Since you're working with a BNIB mechbox, although it's not unheard of that it could be a dud, I'd be looking straight to the hopup unit and rubber. I'd first swap the hopup rubber with a different make/brand...I'd make sure the hopup was set almost off (just enough to hold the BB from rolling out). If it was still wonky, I'd try a different hopup unit.

Best of luck

.

horto July 11th, 2012 10:26

Quote:

Originally Posted by m102404 (Post 1677322)
If you're at the point where you're just sick and tired about taking your whole gun apart to take the mechbox out to take it apart to troubleshoot AGAIN...

bring it to tys!

;)

KBarlow July 11th, 2012 19:17

I prefer the "buy a high quality gun" approach, but some people insist on buying shitty low-end guns or mixing and matching parts, and I am one of two people in this city left to fix them.

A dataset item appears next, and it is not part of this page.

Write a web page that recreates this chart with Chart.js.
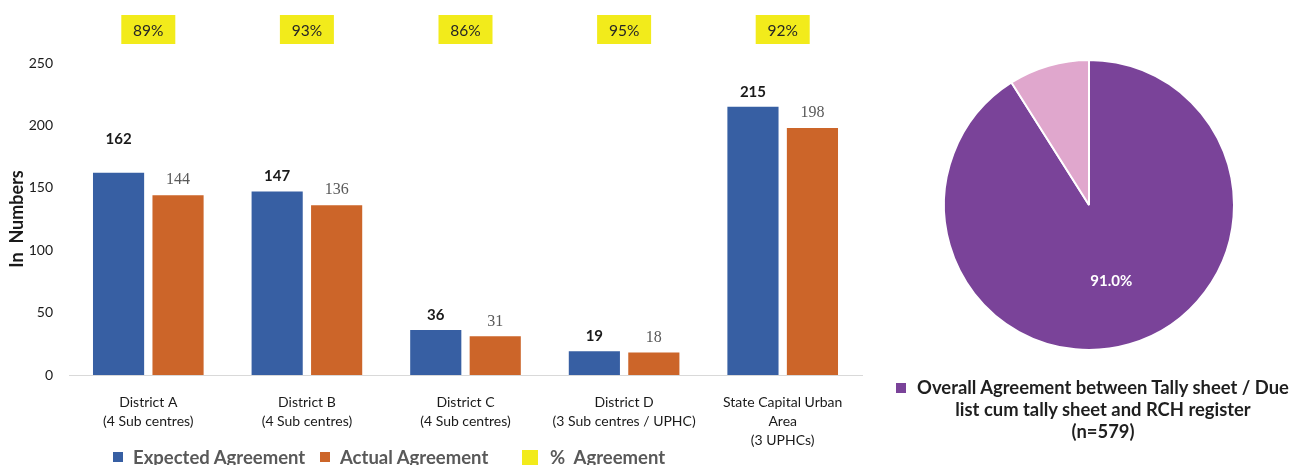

Trev140_0 July 12th, 2012 16:51

so did you close in on the source of the problem?

CDN_Stalker July 13th, 2012 10:09

Quote:

Originally Posted by Trev140_0 (Post 1677984)
so did you close in on the source of the problem?

No kidding, eh? Silly us, anticipating the result to see who was correct. Lol

Trev140_0 July 13th, 2012 14:12

ya-- I was a little interested in this as well.